Aux non-latinistes, le titre de ma chronique signifie : « Ne juge pas le juge ». (Les photos illustrant cette chronique ont été prises en septembre 2025 dans le train et au Château de Montaigne où Marc et moi présentâmes nos livres).

Sir Alfred Hitchcock et M. Night Shyamalan ont une fille.

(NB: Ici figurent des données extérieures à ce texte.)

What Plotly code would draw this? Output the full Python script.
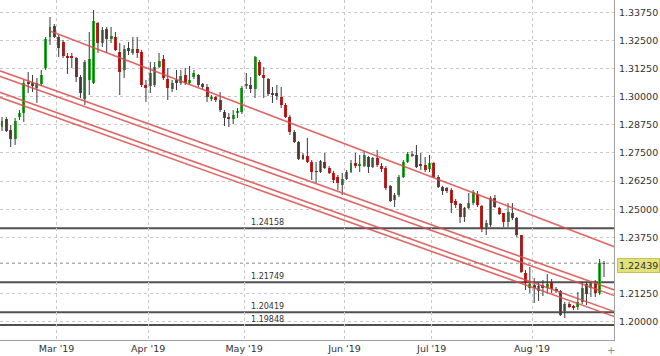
import pandas as pd
import plotly.graph_objects as go

# ---- data ----
dates = pd.bdate_range("2019-02-12", periods=139) + pd.Timedelta(hours=12)

opens = [
    1.28653, 1.29008, 1.28519, 1.28119, 1.29097, 1.29275, 1.30653, 1.30608, 1.30386, 1.30564,
    1.31275, 1.32653, 1.33141, 1.32653, 1.32430, 1.31786, 1.31808, 1.31719, 1.30875, 1.29897,
    1.30741, 1.30608, 1.33275, 1.32386, 1.33008, 1.32564, 1.32653, 1.31986, 1.31186, 1.32164,
    1.31941, 1.32119, 1.31986, 1.30519, 1.30475, 1.30519, 1.31319, 1.31675, 1.30786, 1.30341,
    1.30741, 1.30608, 1.30964, 1.30608, 1.30875, 1.30964, 1.30564, 1.30430, 1.29897, 1.29964,
    1.29853, 1.29319, 1.29097, 1.29008, 1.29275, 1.29319, 1.30475, 1.30519, 1.30341, 1.31541,
    1.30964, 1.30786, 1.30164, 1.30164, 1.29986, 1.29630, 1.29097, 1.28430, 1.27986, 1.27408,
    1.27364, 1.27097, 1.26697, 1.26653, 1.27097, 1.26830, 1.26608, 1.26430, 1.26075, 1.26341,
    1.26653, 1.27053, 1.26919, 1.26919, 1.27319, 1.26875, 1.27275, 1.26919, 1.26830, 1.26030,
    1.25408, 1.25630, 1.26430, 1.27097, 1.27364, 1.27408, 1.27008, 1.26964, 1.26786, 1.27053,
    1.26430, 1.25986, 1.25941, 1.25853, 1.25364, 1.25230, 1.24653, 1.25053, 1.25275, 1.25675,
    1.25141, 1.24208, 1.24297, 1.25497, 1.25053, 1.24830, 1.24430, 1.24830, 1.24608, 1.23853,
    1.22164, 1.21497, 1.21630, 1.21364, 1.21630, 1.21497, 1.21719, 1.21453, 1.21364, 1.20475,
    1.20786, 1.20675, 1.20653, 1.20875, 1.21675, 1.21497, 1.21719, 1.21275, 1.22608,
]
closes = [
    1.28919, 1.28475, 1.28119, 1.28919, 1.29275, 1.30608, 1.30564, 1.30475, 1.30608, 1.30964,
    1.32564, 1.33097, 1.32653, 1.32164, 1.31808, 1.31742, 1.31719, 1.30875, 1.30164, 1.31541,
    1.31675, 1.33364, 1.32386, 1.32964, 1.32564, 1.32697, 1.32075, 1.31097, 1.32119, 1.32030,
    1.32119, 1.31941, 1.30519, 1.30386, 1.31053, 1.31319, 1.31586, 1.30830, 1.30386, 1.30608,
    1.30608, 1.30919, 1.30608, 1.30741, 1.31053, 1.30519, 1.30430, 1.29986, 1.29986, 1.29853,
    1.29408, 1.29053, 1.29008, 1.29186, 1.29364, 1.30386, 1.30564, 1.30341, 1.31764, 1.30964,
    1.30830, 1.30119, 1.30075, 1.30030, 1.29630, 1.29097, 1.28430, 1.27986, 1.27230, 1.27230,
    1.27097, 1.26653, 1.26653, 1.27141, 1.26830, 1.26608, 1.26297, 1.26164, 1.26341, 1.26653,
    1.27053, 1.26919, 1.27008, 1.27408, 1.26875, 1.27275, 1.26964, 1.26786, 1.25941, 1.25364,
    1.25630, 1.26430, 1.27097, 1.27453, 1.27453, 1.26875, 1.26919, 1.26741, 1.27053, 1.26430,
    1.25986, 1.25808, 1.25808, 1.25275, 1.25186, 1.24653, 1.25053, 1.25275, 1.25764, 1.25186,
    1.24119, 1.24386, 1.25497, 1.25097, 1.24786, 1.24430, 1.24875, 1.24608, 1.23853, 1.22208,
    1.21719, 1.21675, 1.21497, 1.21586, 1.21497, 1.21675, 1.21453, 1.21364, 1.20297, 1.20786,
    1.20653, 1.20608, 1.20875, 1.21497, 1.21230, 1.21719, 1.21275, 1.22608, 1.22564,
]
highs = [
    1.29097, 1.29097, 1.28741, 1.29053, 1.29408, 1.30741, 1.31097, 1.30964, 1.30830, 1.31186,
    1.32653, 1.33541, 1.33230, 1.32741, 1.32519, 1.31941, 1.31941, 1.31764, 1.30964, 1.31630,
    1.32875, 1.33853, 1.33319, 1.33097, 1.33097, 1.33097, 1.32875, 1.32386, 1.32297, 1.32430,
    1.32653, 1.32653, 1.32075, 1.30741, 1.31541, 1.31541, 1.31941, 1.31853, 1.31275, 1.30741,
    1.31186, 1.31186, 1.31275, 1.31364, 1.31186, 1.31008, 1.30608, 1.30564, 1.30075, 1.30030,
    1.30208, 1.29408, 1.29275, 1.29408, 1.29497, 1.30475, 1.31053, 1.30875, 1.31808, 1.31630,
    1.31319, 1.30830, 1.30430, 1.30519, 1.30430, 1.29719, 1.29186, 1.28519, 1.28030, 1.27497,
    1.28164, 1.27186, 1.27097, 1.27186, 1.27497, 1.26919, 1.26697, 1.26519, 1.26608, 1.26741,
    1.27186, 1.27497, 1.27408, 1.27586, 1.27364, 1.27319, 1.27630, 1.27053, 1.26919, 1.26075,
    1.25719, 1.26519, 1.27186, 1.27541, 1.27586, 1.27853, 1.27497, 1.27319, 1.27408, 1.27097,
    1.26519, 1.26030, 1.25986, 1.25941, 1.25453, 1.25275, 1.25097, 1.25719, 1.25853, 1.25808,
    1.25186, 1.24519, 1.25586, 1.25630, 1.25097, 1.24830, 1.25275, 1.25275, 1.24653, 1.23853,
    1.22297, 1.22430, 1.21941, 1.21719, 1.21853, 1.22119, 1.21897, 1.21541, 1.21408, 1.20875,
    1.20875, 1.20741, 1.21319, 1.21764, 1.21764, 1.21808, 1.21853, 1.22786, 1.22697,
]
lows = [
    1.28475, 1.28430, 1.27764, 1.27853, 1.28964, 1.28875, 1.30164, 1.30208, 1.29719, 1.30475,
    1.31186, 1.32297, 1.32608, 1.31764, 1.31719, 1.31008, 1.31275, 1.30653, 1.29941, 1.29630,
    1.30075, 1.30564, 1.31941, 1.32208, 1.31941, 1.32386, 1.32030, 1.30075, 1.30830, 1.31853,
    1.31853, 1.31719, 1.30430, 1.29764, 1.30164, 1.30430, 1.31275, 1.30741, 1.29853, 1.30208,
    1.30297, 1.30519, 1.30519, 1.30519, 1.30786, 1.30430, 1.30341, 1.29764, 1.29808, 1.29764,
    1.29319, 1.28697, 1.28653, 1.28786, 1.29053, 1.29230, 1.30341, 1.30164, 1.29941, 1.30919,
    1.29941, 1.30030, 1.29719, 1.29853, 1.29497, 1.29053, 1.28297, 1.27941, 1.27186, 1.27186,
    1.27053, 1.26297, 1.26164, 1.26608, 1.26786, 1.26564, 1.26164, 1.25853, 1.25630, 1.26297,
    1.26608, 1.26830, 1.26653, 1.26875, 1.26608, 1.26830, 1.26875, 1.26653, 1.25853, 1.25319,
    1.25097, 1.25541, 1.26386, 1.27053, 1.27319, 1.26830, 1.26741, 1.26653, 1.26653, 1.26386,
    1.25941, 1.25630, 1.25719, 1.24830, 1.25053, 1.24386, 1.24430, 1.25008, 1.25186, 1.25097,
    1.23986, 1.23853, 1.24208, 1.25053, 1.24741, 1.24208, 1.24208, 1.24519, 1.23764, 1.22164,
    1.21408, 1.21275, 1.20830, 1.20919, 1.21141, 1.21275, 1.21275, 1.21275, 1.20253, 1.20164,
    1.20608, 1.20519, 1.20519, 1.20786, 1.20741, 1.21097, 1.21097, 1.21186, 1.21986,
]

month_ticks = ["2019-03-01", "2019-04-01", "2019-05-01", "2019-06-03", "2019-07-01", "2019-08-01"]
month_labels = ["Mar '19", "Apr '19", "May '19", "Jun '19", "Jul '19", "Aug '19"]

price_ticks = [1.2, 1.2125, 1.2375, 1.25, 1.2625, 1.275, 1.2875, 1.3, 1.3125, 1.325, 1.3375]
price_tick_labels = ["1.20000", "1.21250", "1.23750", "1.25000", "1.26250", "1.27500",
                     "1.28750", "1.30000", "1.31250", "1.32500", "1.33750"]

levels = [1.24158, 1.21749, 1.20419, 1.19848]
level_labels = ["1.24158", "1.21749", "1.20419", "1.19848"]

last_line = 1.22600
last_price = 1.22439
last_label = "1.22439"

# trend lines: ([start date, end date], [start price, end price])
trend_upper = (["2019-02-27 12:00", "2019-08-28 12:00"], [1.32914, 1.23288])
trend_channel = [
    (["2019-02-08 12:00", "2019-08-28 12:00"], [1.31394, 1.21363]),
    (["2019-02-08 12:00", "2019-08-28 12:00"], [1.31146, 1.21114]),
    (["2019-02-08 12:00", "2019-08-28 12:00"], [1.30434, 1.20403]),
    (["2019-02-08 12:00", "2019-08-28 12:00"], [1.30212, 1.20181]),
]

y_range = [1.19186, 1.34297]
x_range = ["2019-02-12 01:00", "2019-08-27 19:00"]

# ---- figure ----
GREEN = "#2fb52f"
RED = "#cc1f1f"
FONT = "DejaVu Sans"

fig = go.Figure()

# wicks
wx, wy = [], []
for d, h, l in zip(dates, highs, lows):
    wx += [d, d, None]
    wy += [h, l, None]
fig.add_trace(go.Scatter(x=wx, y=wy, mode="lines",
                         line=dict(color="#3a3a3a", width=1),
                         hoverinfo="skip", showlegend=False))

# bodies
body_len = [c - o for o, c in zip(opens, closes)]
body_col = [GREEN if c >= o else RED for o, c in zip(opens, closes)]
fig.add_trace(go.Bar(x=dates, y=body_len, base=opens,
                     marker=dict(color=body_col, line=dict(width=0)),
                     width=0.68 * 86400000, showlegend=False))

# trend lines
tl_style = dict(color="rgba(220,75,75,0.85)", width=1.6)
fig.add_trace(go.Scatter(x=trend_upper[0], y=trend_upper[1], mode="lines",
                         line=tl_style, showlegend=False, hoverinfo="skip"))
for xs, ys in trend_channel:
    fig.add_trace(go.Scatter(x=xs, y=ys, mode="lines",
                             line=tl_style, showlegend=False, hoverinfo="skip"))

# horizontal levels
for lv, lab in zip(levels, level_labels):
    fig.add_shape(type="line", xref="paper", x0=0, x1=1, yref="y", y0=lv, y1=lv,
                  line=dict(color="#505050", width=2), layer="below")
    fig.add_annotation(xref="paper", x=267 / 614, yref="y", y=lv, text=lab,
                       showarrow=False, yanchor="bottom", yshift=-1,
                       font=dict(family=FONT, size=8, color="#333"))

# last price dashed line + label
fig.add_shape(type="line", xref="paper", x0=0, x1=1, yref="y", y0=last_line, y1=last_line,
              line=dict(color="#8a8a8a", width=1, dash="3px,3px"), layer="below")
fig.add_annotation(xref="paper", x=1, xanchor="left", xshift=3, yref="y", y=last_price,
                   yshift=1, text=last_label, showarrow=False,
                   bgcolor="#e2e27a", bordercolor="#c4c44e", borderwidth=1, borderpad=1,
                   font=dict(family=FONT, size=9.5, color="#333"))

fig.add_annotation(xref="paper", x=1, xanchor="center", xshift=-3, yref="paper", y=0,
                   yanchor="top", yshift=-3, text="+", showarrow=False,
                   font=dict(family=FONT, size=10, color="#888"))

fig.update_layout(
    width=660, height=356,
    margin=dict(l=0, r=46, t=0, b=16),
    paper_bgcolor="white", plot_bgcolor="white",
    bargap=0, showlegend=False,
    font=dict(family=FONT, size=9.5, color="#333"),
)
fig.update_xaxes(
    type="date", range=x_range,
    rangebreaks=[dict(bounds=["sat", "mon"])],
    tickvals=month_ticks, ticktext=month_labels,
    showgrid=True, gridcolor="#c8c8c8", griddash="dot", gridwidth=1,
    showline=True, linecolor="#a0a0a0", linewidth=1,
    ticks="", zeroline=False,
    tickfont=dict(family=FONT, size=9.5, color="#333"),
    rangeslider=dict(visible=False),
)
fig.update_yaxes(
    side="right", range=y_range,
    tickvals=price_ticks, ticktext=price_tick_labels,
    showgrid=True, gridcolor="#c8c8c8", griddash="dot", gridwidth=1,
    showline=True, linecolor="#a0a0a0", linewidth=1,
    ticks="", ticklabelstandoff=2, zeroline=False,
    tickfont=dict(family=FONT, size=9.5, color="#333"),
)

fig.write_html("out.html", config={"displayModeBar": False},
               post_script="document.body.style.margin='0';")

Sidonie. Dont voici le premier roman, La fille au pair*, « un suspens psychologique oppressant » nous précise la quatrième de couverture, qui conte les déboires d’une jeune bretonne partie à Londres, dans le très chic et fermé quartier de Hidden Grove, pour s’y occuper des deux rejetons parfaits d’un couple parfait. En apparence. Car, tout comme chez les deux grands cinéastes de la tension oppressante, les choses ne sont jamais comme elles semblent l’être et la perfection y est souvent un grossier écran de fumée. On ici est à la fois dans Le Village et The Servant, de Night Shyamalan, L’invasion des profanateurs de sépultures, la version de Philip Kaufman et Rebecca, celui de Sir Alfred, à savoir dans des mondes où tout peut basculer en une nanoseconde. Sidonie Bonnec reprend à son compte les bonnes vieilles recettes des Maîtres et nous les assaisonne à sa façon, avec un art évident de l’intrigue, un vrai talent de romancière qui jubile à nous balader de page en page, le tout rehaussé ici et là de quelques pointes d’émotions qui font de son cruel plat un plaisir coupable. Et c’est là l’un des grands mérites de cette cuisine : n’être pas à la mode pour être déjà indémodable.

*La fille au pair, de Sidonie Bonnec, aux éditions Albin Michel. En librairie depuis le 26 février 2025.